Adaptive Tiling: Finding a Good Set of Plate Centers

It has seemed to us that if we use only slightly more than the minimum number of plates, but allow the centers to move in such a way that we can have a higher density of plates locally to cope with high density regions, we might be able to do better.

In the network flow problem described above, we have no way of telling which perturbations of the plate centers would help and which hinder, but a slight modification of the flow problem provides this information; instead of assigning each galaxy to the set of plates in which it lies, assign it to all plates (or at least all the nearby ones), with an associated cost which increases sharply as the galaxy moves away from the plate. Then instead of solving the simple network flow problem, find the flow with the lowest total cost; again this is a standard problem in computer science and good solutions exist. We now know which galaxies are forced to be assigned to distant plates, so we can rearrange the plates accordingly and iterate towards a solution.

Starting with the uniform cover of 651 plates, the adaptive tiling code soon converged to a solution whereby 99.9% of targets were assigned a fiber; the resulting distribution of plate centers is shown in Figure 8.2. In practice, the observing strategy of interleaving photometry and spectroscopy will present us not with large, square areas for tiling, but with long, narrow regions elongated in the scan direction. We have investigated the effects of this by tiling the test data in a series of 10° wide regions. In order to minimize edge effects, we do not drill plates which extend over an internal boundary between tiling regions, but include the untiled targets left over from one run of the tiling code with the succeeding run. We lose a little efficiency ( ~ 5% ) by tiling in sub-regions, but this is still much more efficient than using a fixed tiling pattern.

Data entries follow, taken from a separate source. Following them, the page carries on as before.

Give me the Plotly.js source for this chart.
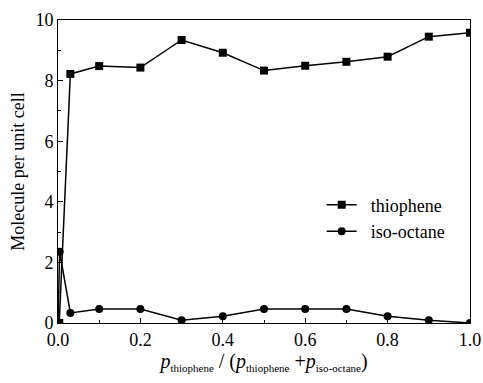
<!DOCTYPE html>
<html>
<head>
<meta charset="utf-8">
<script src="https://cdn.plot.ly/plotly-3.0.1.min.js"></script>
<style>body{margin:0;padding:0;background:#fff;} #chart{width:483px;height:383px;}</style>
</head>
<body>
<div id="chart"></div>
<script>
var thiopheneX = [0.003, 0.03, 0.1, 0.2, 0.3, 0.4, 0.5, 0.6, 0.7, 0.8, 0.9, 1.0];
var thiopheneY = [0.0, 8.22, 8.48, 8.43, 9.34, 8.92, 8.33, 8.49, 8.62, 8.79, 9.45, 9.58];
var isoOctaneX = [0.0, 0.004, 0.03, 0.1, 0.2, 0.3, 0.4, 0.5, 0.6, 0.7, 0.8, 0.9, 1.0];
var isoOctaneY = [0.0, 2.35, 0.33, 0.46, 0.46, 0.09, 0.22, 0.46, 0.46, 0.46, 0.22, 0.09, 0.0];
var seriesNames = ['thiophene', 'iso-octane'];

var font = 'Liberation Serif';
var sub = function (t) { return '<sub><span style="font-size:11px">' + t + '</span></sub>'; };
var traces = [
  {x: thiopheneX, y: thiopheneY, name: '\u00a0\u00a0' + seriesNames[0], mode: 'lines+markers', type: 'scatter',
   line: {color: '#000', width: 1.5}, marker: {symbol: 'square', size: 8, color: '#000'}},
  {x: isoOctaneX, y: isoOctaneY, name: '\u00a0\u00a0' + seriesNames[1], mode: 'lines+markers', type: 'scatter',
   line: {color: '#000', width: 1.5}, marker: {symbol: 'circle', size: 8, color: '#000'}}
];
var layout = {
  width: 483, height: 383,
  margin: {l: 58, r: 13, t: 20, b: 60},
  paper_bgcolor: '#fff', plot_bgcolor: '#fff',
  font: {family: font, size: 18, color: '#000'},
  showlegend: true,
  legend: {x: 0.64, y: 0.45, xanchor: 'left', yanchor: 'top', bgcolor: 'rgba(0,0,0,0)',
           font: {family: font, size: 18, color: '#000'}, tracegroupgap: 0, itemwidth: 30},
  xaxis: {range: [0, 1], dtick: 0.2, tick0: 0, tickformat: '.1f', ticks: 'inside', ticklen: 5,
          tickcolor: '#000', showline: true, linecolor: '#000', linewidth: 1, mirror: true,
          showgrid: false, zeroline: false,
          minor: {dtick: 0.1, ticks: 'inside', ticklen: 3, tickcolor: '#000'},
          tickfont: {family: font, size: 18, color: '#000'},
          title: {text: '<i>p</i>' + sub('thiophene') + ' / (<i>p</i>' + sub('thiophene') + ' +<i>p</i>' + sub('iso-octane') + ')',
                  font: {family: font, size: 20, color: '#000'}, standoff: 0}},
  yaxis: {range: [0, 10], dtick: 2, tick0: 0, ticks: 'inside', ticklen: 5,
          tickcolor: '#000', showline: true, linecolor: '#000', linewidth: 1, mirror: true,
          showgrid: false, zeroline: false,
          minor: {dtick: 1, ticks: 'inside', ticklen: 3, tickcolor: '#000'},
          tickfont: {family: font, size: 18, color: '#000'},
          title: {text: 'Molecule per unit cell', font: {family: font, size: 18, color: '#000'}, standoff: 6}}
};
Plotly.newPlot('chart', traces, layout, {displayModeBar: false, staticPlot: true});
</script>
</body>
</html>
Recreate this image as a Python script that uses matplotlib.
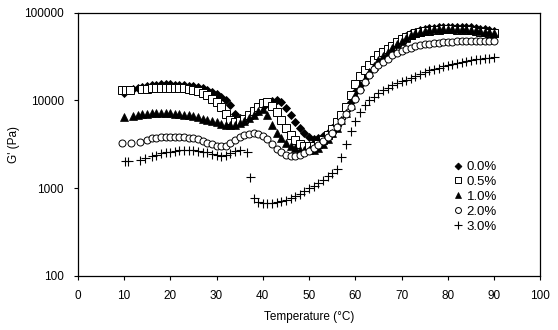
import matplotlib
matplotlib.use("Agg")
import matplotlib.pyplot as plt
from matplotlib.ticker import FixedLocator, NullLocator, FuncFormatter

plt.rcParams['font.family'] = ['Liberation Sans', 'DejaVu Sans']

# ---- data ----
t_00 = [10, 11, 12, 13, 14, 15, 16, 17, 18, 19, 20, 21, 22, 23, 24, 25, 26, 27, 28, 29,
        30, 31, 32, 33, 34, 35, 36, 37, 38, 39, 40, 41, 42, 43, 44, 45, 46, 47, 48, 49,
        50, 51, 52, 53, 54, 55, 56, 57, 58, 59, 60, 61, 62, 63, 64, 65, 66, 67, 68, 69,
        70, 71, 72, 73, 74, 75, 76, 77, 78, 79, 80, 81, 82, 83, 84, 85, 86, 87, 88, 89, 90]
g_00 = [12000, 13000, 13500, 14000, 14300, 14600, 14800, 15000, 15200, 15200,
        15200, 15100, 15000, 14900, 14700, 14400, 14100, 13700, 13200, 12600,
        11900, 11000, 10000, 8800, 7000, 6300, 6200, 6500, 7000, 7700,
        8500, 9300, 9900, 10100, 9600, 8200, 6800, 5700, 4800, 4200,
        3800, 3650, 3700, 3900, 4300, 4800, 5500, 6500, 7600, 9500,
        12500, 15000, 18000, 21000, 24000, 28000, 31500, 35000, 40000, 45000,
        50000, 54000, 58000, 61000, 63000, 65000, 66500, 67500, 68500, 69000,
        69500, 69500, 69500, 69000, 68500, 68000, 67000, 66000, 65000, 63500, 62000]

t_05 = [9.5, 10.5, 11.3, 14, 15, 16, 17, 18, 19, 20, 21, 22, 23, 24, 25, 26, 27, 28, 29,
        30, 31, 32, 33, 34, 35, 36, 37, 38, 39, 40, 41, 42, 43, 44, 45, 46, 47, 48, 49,
        50, 51, 52, 53, 54, 55, 56, 57, 58, 59, 60, 61, 62, 63, 64, 65, 66, 67, 68, 69,
        70, 71, 72, 73, 74, 75, 76, 77, 78, 79, 80, 81, 82, 83, 84, 85, 86, 87, 88, 89, 90]
g_05 = [13000, 13000, 13200, 13400, 13600, 13800, 13900, 14000, 14000, 14000,
        14000, 13900, 13700, 13500, 13200, 12800, 12200, 11500, 10500,
        9500, 8500, 7000, 6000, 5700, 5800, 6200, 6800, 7500, 8500,
        9300, 9500, 8700, 7300, 6000, 4800, 4000, 3500, 3200, 3050,
        3000, 3050, 3200, 3500, 4000, 4700, 5600, 6800, 8500, 11500,
        15500, 19000, 22000, 25000, 29000, 33000, 36000, 39000, 42000, 46000,
        50000, 53000, 56000, 58000, 60000, 61500, 62500, 63500, 64000, 64500,
        64500, 64500, 64300, 64000, 63500, 63000, 62000, 61000, 60000, 59000, 58000]

t_10 = [10, 12, 13, 14, 15, 16, 17, 18, 19, 20, 21, 22, 23, 24, 25, 26, 27, 28, 29,
        30, 31, 32, 33, 34, 35, 36, 37, 38, 39, 40, 41, 42, 43, 44, 45, 46, 47, 48, 49,
        50, 51, 52, 53, 54, 55, 56, 57, 58, 59, 60, 61, 62, 63, 64, 65, 66, 67, 68, 69,
        70, 71, 72, 73, 74, 75, 76, 77, 78, 79, 80, 81, 82, 83, 84, 85, 86, 87, 88, 89, 90]
g_10 = [6500, 6700, 6900, 7000, 7000, 7100, 7100, 7100, 7100, 7100,
        7000, 7000, 6900, 6800, 6600, 6400, 6200, 6000, 5800,
        5600, 5400, 5200, 5200, 5300, 5500, 5800, 6300, 6900, 7600,
        7900, 6800, 5200, 4300, 3700, 3300, 3000, 2850, 2750, 2700,
        2700, 2750, 2900, 3150, 3600, 4200, 4900, 5900, 7200, 8900,
        11500, 14500, 17500, 21000, 24500, 28500, 32000, 36000, 40000, 44000,
        48000, 52000, 55000, 58000, 60000, 62000, 63500, 64500, 65000, 65500,
        65500, 65500, 65300, 65000, 64500, 64000, 63000, 62000, 61000, 60000, 59000]

t_20 = [9.5, 11.5, 13.5, 15, 16, 17, 18, 19, 20, 21, 22, 23, 24, 25, 26, 27, 28, 29,
        30, 31, 32, 33, 34, 35, 36, 37, 38, 39, 40, 41, 42, 43, 44, 45, 46, 47, 48, 49,
        50, 51, 52, 53, 54, 55, 56, 57, 58, 59, 60, 61, 62, 63, 64, 65, 66, 67, 68, 69,
        70, 71, 72, 73, 74, 75, 76, 77, 78, 79, 80, 81, 82, 83, 84, 85, 86, 87, 88, 89, 90]
g_20 = [3300, 3300, 3350, 3550, 3700, 3750, 3800, 3850, 3850, 3850, 3850, 3800, 3750,
        3700, 3600, 3450, 3300, 3150,
        3050, 3000, 3050, 3250, 3500, 3800, 4000, 4150, 4200, 4100,
        3900, 3600, 3200, 2800, 2550, 2400, 2350, 2350, 2400, 2500,
        2650, 2850, 3100, 3400, 3800, 4300, 5000, 5800, 7000, 8500,
        10500, 13000, 16000, 19500, 22500, 25000, 27500, 30000, 32500, 34500,
        36500, 38500, 40000, 41500, 42500, 43500, 44500, 45000, 45500, 46000,
        46500, 46800, 47000, 47200, 47400, 47500, 47600, 47700, 47800, 47900, 48000]

t_30 = [10.2, 10.9, 13.5, 14.5, 16, 17, 18, 19, 20, 21, 22, 23, 24, 25, 26, 27, 28, 29,
        30, 31, 32, 33, 34, 35, 36.5, 37.2, 38, 39, 40, 41, 42, 43, 44, 45, 46, 47, 48, 49,
        50, 51, 52, 53, 54, 55, 56, 57, 58, 59, 60, 61, 62, 63, 64, 65, 66, 67, 68, 69,
        70, 71, 72, 73, 74, 75, 76, 77, 78, 79, 80, 81, 82, 83, 84, 85, 86, 87, 88, 89, 90]
g_30 = [2050, 2060, 2100, 2200, 2300, 2400, 2500, 2550, 2600, 2650, 2700, 2700, 2700,
        2700, 2650, 2600, 2550, 2450,
        2400, 2350, 2400, 2500, 2650, 2700, 2550, 1350, 780, 690,
        670, 670, 680, 690, 710, 740, 780, 820, 860, 920,
        990, 1060, 1150, 1250, 1380, 1500, 1650, 2250, 3200, 4500,
        5800, 7300, 8800, 10000, 11000, 12000, 13000, 14000, 14800, 15600,
        16500, 17300, 18100, 19000, 20000, 21000, 22000, 22800, 23600, 24400,
        25200, 26000, 26700, 27400, 28100, 28700, 29300, 29800, 30300, 30700, 31000]

labels = ['0.0%', '0.5%', '1.0%', '2.0%', '3.0%']
x_ticks = [0, 10, 20, 30, 40, 50, 60, 70, 80, 90, 100]
y_ticks = [100, 1000, 10000, 100000]

# ---- figure ----
fig = plt.figure(figsize=(5.58, 3.30), dpi=100)
ax = fig.add_axes([0.1393, 0.1645, 0.829, 0.797])

ms = 4.8
ax.plot(t_00, g_00, linestyle='none', marker='D', markersize=ms * 0.85, color='black',
        markeredgewidth=0.6, label=labels[0])
ax.plot(t_05, g_05, linestyle='none', marker='s', markersize=ms * 1.1, markerfacecolor='white',
        markeredgecolor='black', markeredgewidth=0.7, label=labels[1])
ax.plot(t_10, g_10, linestyle='none', marker='^', markersize=ms * 1.1, color='black',
        markeredgewidth=0.5, label=labels[2])
ax.plot(t_20, g_20, linestyle='none', marker='o', markersize=ms * 1.05, markerfacecolor='white',
        markeredgecolor='black', markeredgewidth=0.7, label=labels[3])
ax.plot(t_30, g_30, linestyle='none', marker='+', markersize=ms * 1.35, color='black',
        markeredgewidth=0.8, label=labels[4])

ax.set_yscale('log')
ax.set_xlim(0, 100)
ax.set_ylim(100, 100000)
ax.xaxis.set_major_locator(FixedLocator(x_ticks))
ax.yaxis.set_major_locator(FixedLocator(y_ticks))
ax.yaxis.set_minor_locator(NullLocator())
ax.yaxis.set_major_formatter(FuncFormatter(lambda v, p: f"{int(round(v))}"))
ax.tick_params(axis='both', which='major', direction='out', length=3, width=0.8,
               labelsize=8.5, pad=7)

for s in ax.spines.values():
    s.set_linewidth(0.9)
    s.set_color('black')

ax.set_xlabel('Temperature (°C)', fontsize=8.5)
ax.set_ylabel("G' (Pa)", fontsize=8.5)
ax.xaxis.set_label_coords(0.5, -0.134)
ax.yaxis.set_label_coords(-0.125, 0.5)

leg = ax.legend(loc='center left', bbox_to_anchor=(0.811, 0.30), frameon=False,
                fontsize=9.5, handlelength=0.8, handletextpad=0.25, labelspacing=0.2,
                borderpad=0, borderaxespad=0, markerscale=0.85)

fig.savefig('out.png', dpi=100)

The Effect of the Finite Fiber Separation

In the plug-plate scheme, the plugs which hold the fibers will be 3.2 mm in diameter, which projects to 55 arcseconds on the sky. This clearly represents the minimum fiber separation; it corresponds to a distance of about 100 kpc (H0100)-1 at the survey limit of about z=0.2 . If the galaxies were randomly distributed, the probability of another fiber plug overlapping a given one is about 3%; this is increased to about 7% on average by the correlations in the counts to this limit. Most of the objects lost are members of binaries. The losses are worse in the densest regions, such as the centers of rich clusters at intermediate distances.

These losses do not affect subsequent large scale structure studies, because if we are unable to target both galaxies of all close pairs we must remove all such pairs from the analysis. However, there are other problems, most particularly the dynamics of binary galaxies and the study of subclustering and velocity dispersions in rich clusters for which this minimum separation is a real hindrance. It is important to note, however, that more than 40% of the sky is covered by two or more plates. In these overlap regions, we can observe nearly all pairs of galaxies closer than the minimum fiber separation by assigning each galaxy to a different plate. Currently, this re-allocation of fibers to close pairs in overlap regions is carried out by a process which runs after the adaptive tiling, and enables us to observe 95.6% of targets. We are in the process of incorporating the minimum fiber spacing constraint into the tiling algorithm itself, which will hopefully allow us to observe an even higher fraction of galaxies in close pairs by placing plate overlaps in regions where there is a high density of close pairs.


References

Maddox, S.J., Sutherland, W.J. Efstathiou, G., and Loveday, J., 1990, MNRAS 243, 692.

Papadimitriou, C., and Steiglitz, K., 1982, Combinatorial Optimization, Algorithms, and Complexity, Prentice Hall.